● **What is required**: All of the lines below are to be printed again exactly; images are excluded from the output.

## BEGIN Dataset section

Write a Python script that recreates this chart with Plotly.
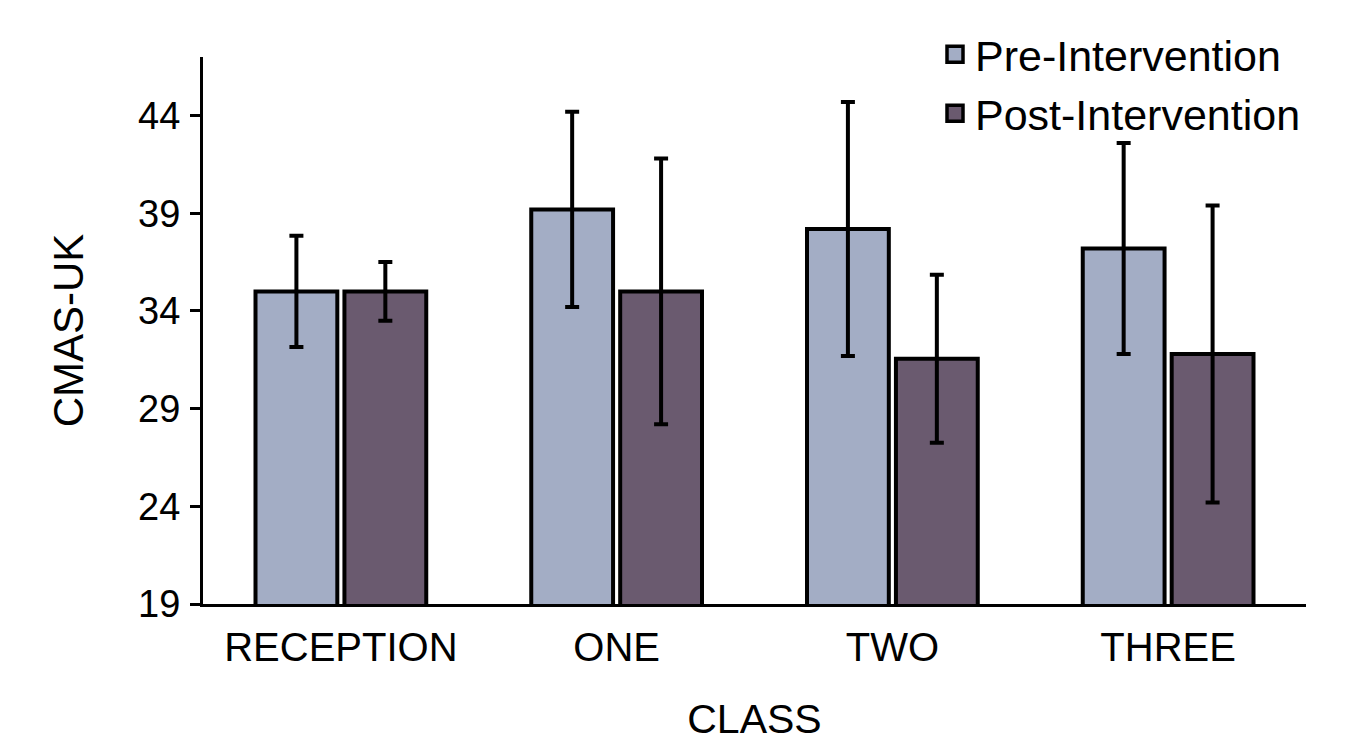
import plotly.graph_objects as go

categories = ["RECEPTION", "ONE", "TWO", "THREE"]
pre_values = [35.0, 39.2, 38.2, 37.2]
pre_errors = [2.85, 5.0, 6.5, 5.4]
post_values = [35.0, 35.0, 31.55, 31.8]
post_errors = [1.5, 6.8, 4.3, 7.6]
y_ticks = [19, 24, 29, 34, 39, 44]
series_names = ["Pre-Intervention", "Post-Intervention"]

PRE_COLOR = "#A3ADC5"
POST_COLOR = "#6A5A6F"
FONT = "Liberation Sans, Arial, Helvetica, sans-serif"

fig = go.Figure()
for name, vals, errs, col in [
    (series_names[0], pre_values, pre_errors, PRE_COLOR),
    (series_names[1], post_values, post_errors, POST_COLOR),
]:
    fig.add_trace(go.Bar(
        x=categories, y=vals, name=name, showlegend=False,
        marker=dict(color=col, line=dict(color="black", width=4)),
        error_y=dict(type="data", array=errs, visible=True,
                     color="black", thickness=4, width=7),
    ))

# legend entries with square swatches
for name, col in [(series_names[0], PRE_COLOR), (series_names[1], POST_COLOR)]:
    fig.add_trace(go.Scatter(
        x=[None], y=[None], mode="markers", name=name,
        marker=dict(symbol="square", size=19, color=col,
                    line=dict(color="black", width=3.5)),
    ))

fig.update_layout(
    width=1355, height=744,
    margin=dict(l=195, r=57, t=42, b=148),
    paper_bgcolor="white", plot_bgcolor="white",
    barmode="group", bargap=0.355, bargroupgap=0.08,
    font=dict(family=FONT, color="black"),
    legend=dict(x=1.0, y=1.068, xanchor="right", yanchor="top",
                font=dict(size=43, family=FONT, color="black"),
                bgcolor="rgba(0,0,0,0)", itemsizing="trace",
                tracegroupgap=0, itemwidth=30),
    xaxis=dict(
        automargin=False,
        showline=True, linecolor="black", linewidth=3,
        ticks="", tickfont=dict(size=40), ticklabelstandoff=6,
        title=dict(text="CLASS", font=dict(size=41), standoff=37),
        showgrid=False, zeroline=False,
    ),
    yaxis=dict(
        automargin=False,
        range=[19, 47], tickvals=y_ticks, ticktext=[str(t) for t in y_ticks],
        showline=True, linecolor="black", linewidth=3,
        ticks="outside", ticklen=10, tickwidth=3, tickcolor="black",
        tickfont=dict(size=38), ticklabelstandoff=2,
        title=dict(text="CMAS-UK", font=dict(size=42), standoff=42),
        showgrid=False, zeroline=False,
    ),
)

fig.write_html("out.html")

## END Dataset section

● **Answer in full**:
Write a Python script that recreates this chart with Plotly.
import plotly.graph_objects as go

categories = ["RECEPTION", "ONE", "TWO", "THREE"]
pre_values = [35.0, 39.2, 38.2, 37.2]
pre_errors = [2.85, 5.0, 6.5, 5.4]
post_values = [35.0, 35.0, 31.55, 31.8]
post_errors = [1.5, 6.8, 4.3, 7.6]
y_ticks = [19, 24, 29, 34, 39, 44]
series_names = ["Pre-Intervention", "Post-Intervention"]

PRE_COLOR = "#A3ADC5"
POST_COLOR = "#6A5A6F"
FONT = "Liberation Sans, Arial, Helvetica, sans-serif"

fig = go.Figure()
for name, vals, errs, col in [
    (series_names[0], pre_values, pre_errors, PRE_COLOR),
    (series_names[1], post_values, post_errors, POST_COLOR),
]:
    fig.add_trace(go.Bar(
        x=categories, y=vals, name=name, showlegend=False,
        marker=dict(color=col, line=dict(color="black", width=4)),
        error_y=dict(type="data", array=errs, visible=True,
                     color="black", thickness=4, width=7),
    ))

# legend entries with square swatches
for name, col in [(series_names[0], PRE_COLOR), (series_names[1], POST_COLOR)]:
    fig.add_trace(go.Scatter(
        x=[None], y=[None], mode="markers", name=name,
        marker=dict(symbol="square", size=19, color=col,
                    line=dict(color="black", width=3.5)),
    ))

fig.update_layout(
    width=1355, height=744,
    margin=dict(l=195, r=57, t=42, b=148),
    paper_bgcolor="white", plot_bgcolor="white",
    barmode="group", bargap=0.355, bargroupgap=0.08,
    font=dict(family=FONT, color="black"),
    legend=dict(x=1.0, y=1.068, xanchor="right", yanchor="top",
                font=dict(size=43, family=FONT, color="black"),
                bgcolor="rgba(0,0,0,0)", itemsizing="trace",
                tracegroupgap=0, itemwidth=30),
    xaxis=dict(
        automargin=False,
        showline=True, linecolor="black", linewidth=3,
        ticks="", tickfont=dict(size=40), ticklabelstandoff=6,
        title=dict(text="CLASS", font=dict(size=41), standoff=37),
        showgrid=False, zeroline=False,
    ),
    yaxis=dict(
        automargin=False,
        range=[19, 47], tickvals=y_ticks, ticktext=[str(t) for t in y_ticks],
        showline=True, linecolor="black", linewidth=3,
        ticks="outside", ticklen=10, tickwidth=3, tickcolor="black",
        tickfont=dict(size=38), ticklabelstandoff=2,
        title=dict(text="CMAS-UK", font=dict(size=42), standoff=42),
        showgrid=False, zeroline=False,
    ),
)

fig.write_html("out.html")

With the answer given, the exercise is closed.